The move comes as intensifying competition for electricity
between Big Tech's AI data centers has led the crypto industry,
which is among the country's largest single-source power
consumers, to shift business strategies and either market to AI
or find ways around the power fight.
"The AI guys are prepared to pay almost any price for energy
because of their demand, so it makes it very hard for bitcoin
miners to be able to compete," said MARA Chief Executive Officer
Fred Thiel.
Bringing cryptomining to the raw power supply allows MARA to
circumvent some of the competition, Thiel said, and avoid
increasingly expensive power prices from regional grids. This is
also the first time MARA will own its power generation, which is
rare for any miner. The project is in partnership with NGON
Solutions, which focuses on capturing and converting the natural
gas.
Energy-intensive mining for cryptocurrencies like bitcoin
has come under public scrutiny in recent years for its carbon
footprint, leading to restrictions on the businesses in places
like New York and prompting a federal proposal to tax the
industry's power use.
"We want to avoid putting additional load on the grid,"

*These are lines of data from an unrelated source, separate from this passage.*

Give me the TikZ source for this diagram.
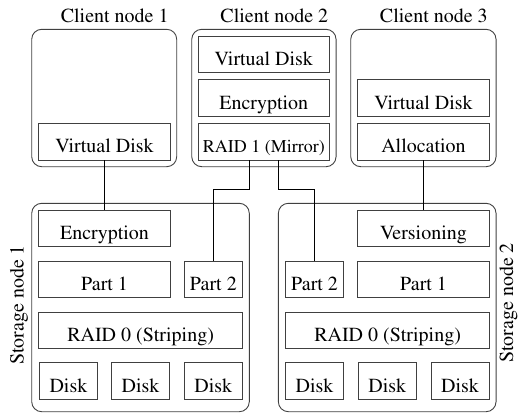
\documentclass[tikz,border=0pt]{standalone}
\usepackage[T1]{fontenc}
\usepackage{mathptmx}
\usetikzlibrary{positioning, calc}

\begin{document}
\begin{tikzpicture}[x=1pt, y=-1pt, font=\rmfamily\fontsize{20}{24}\selectfont,
    frame/.style={draw=black!75, rounded corners=10pt, inner sep=0pt, line width=0.9pt},
    layer/.style={draw=black!75, inner sep=0pt, text height=29.5pt, text depth=7pt, line width=0.9pt},
    wide/.style={layer, minimum width=131.5pt},
    narrow/.style={layer, minimum width=58pt},
    link/.style={line width=0.8pt}]
    \useasboundingbox (0, 0) rectangle (520, 413);

    % client nodes
    \node[frame, minimum width=145pt, minimum height=137.4pt] (client1) at (104.2, 98) {};
    \node[frame, minimum width=144.3pt, minimum height=137.4pt] (client2) at (263.9, 98) {};
    \node[frame, minimum width=145.3pt, minimum height=137.4pt] (client3) at (423.4, 98) {};

    \node[anchor=base] (title1) at (114.7, 22.7) {Client node 1};
    \node[anchor=base] (title2) at (274.3, 22.7) {Client node 2};
    \node[anchor=base] (title3) at (433.8, 22.7) {Client node 3};

    \node[wide] (vd1) at (104.5, 141.7) {Virtual Disk};

    \node[wide] (vd2) at (263.8, 54.3) {Virtual Disk};
    \node[wide] (enc2) at (263.8, 98) {Encryption};
    \node[wide, font=\rmfamily\fontsize{18}{22}\selectfont] (mirror) at (263.8, 141.7) {RAID 1 (Mirror)};

    \node[wide] (vd3) at (423.5, 98) {Virtual Disk};
    \node[wide] (alloc3) at (423.5, 141.7) {Allocation};

    % storage nodes
    \node[frame, minimum width=217.6pt, minimum height=208.4pt] (storage1) at (140.5, 307.5) {};
    \node[frame, minimum width=217.7pt, minimum height=208.4pt] (storage2) at (387.2, 307.5) {};

    \node[rotate=90] (slabel1) at (19, 305) {Storage node 1};
    \node[rotate=90] (slabel2) at (508.5, 303) {Storage node 2};

    \node[wide] (encs1) at (104.5, 228.3) {Encryption};
    \node[wide] (parta1) at (104.5, 279.3) {Part 1};
    \node[narrow] (partb1) at (213.3, 279.3) {Part 2};
    \node[layer, minimum width=203.5pt] (raid01) at (140.6, 330.3) {RAID 0 (Striping)};
    \node[narrow] (diska1) at (68.4, 381) {Disk};
    \node[narrow] (diskb1) at (140.5, 381) {Disk};
    \node[narrow] (diskc1) at (213.3, 381) {Disk};

    \node[wide] (vers2) at (423.5, 228.3) {Versioning};
    \node[narrow] (partb2) at (314.5, 279.3) {Part 2};
    \node[wide] (parta2) at (423.5, 279.3) {Part 1};
    \node[layer, minimum width=203.5pt] (raid02) at (387.6, 330.3) {RAID 0 (Striping)};
    \node[narrow] (diska2) at (314.5, 381) {Disk};
    \node[narrow] (diskb2) at (387.2, 381) {Disk};
    \node[narrow] (diskc2) at (460, 381) {Disk};

    % links
    \draw[link] (vd1.south) -- (encs1.north);
    \draw[link] ([xshift=-14.5pt]mirror.south) -- ++(0, 28.5) -| (partb1.north);
    \draw[link] ([xshift=14.5pt]mirror.south) -- ++(0, 28.5) -| (partb2.north);
    \draw[link] (alloc3.south) -- (vers2.north);

\end{tikzpicture}
\end{document}
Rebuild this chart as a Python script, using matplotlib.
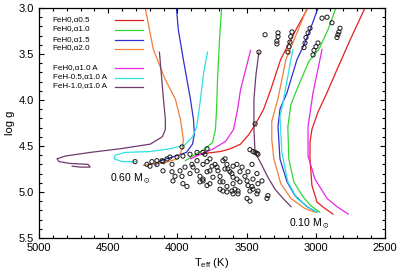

Thiel said. Most U.S. cryptomining, which federal agencies
estimate account for as much as 2.3% of total U.S. electricity
consumption, buy power from the grid to run their mining rigs.
Generating power for cryptomining in areas where it would be
logistically unfeasible for AI data centers, including remote
shale basins and wind farms, would also provide a financial
benefit for energy producers lacking pipelines or transmission
lines needed to sell their supplies into established markets,
Thiel said.
"We can bring energy markets to where the energy is," Thiel
said of MARA, which has set up mining operations in wind farms
to capture cheap excess power.
As part of the pilot, which was kicked off last month but
not previously reported, MARA purchases natural gas at the
wellhead from independent oil producers in Texas and North
Dakota. It converts the feedstock, which likely would have
otherwise been burned off in a process known as flaring, into
power to run its nearby miniature data centers.
Shale producers in North Dakota and Texas frequently flare
natural gas that is released as a byproduct of drilling for
crude oil.
Because MARA's process captures gas that was slated to be
burned or vented into the atmosphere as methane, a powerful
global warming gas, MARA will also be able to generate carbon
credits, said the company's director of ESG Brad Tomm.
MARA's systems are mobile, with small power generators that
can be hitched to the back of a pickup truck and data centers in
container vessels that can be moved around by a semi-trailer.
Several smaller cryptominers have similarly run mobile
operations directly from the shale basins, but this is the first
time a publicly-traded miner is believed to have done so.
Initially, the sites will be used exclusively for mining,
but they have the potential to be replicated for high
performance computing, which is required for technology like
generative AI. Whether that shift to HPC happens will depend
partly on the technology industry's ability to monetize
generative artificial intelligence, Thiel said.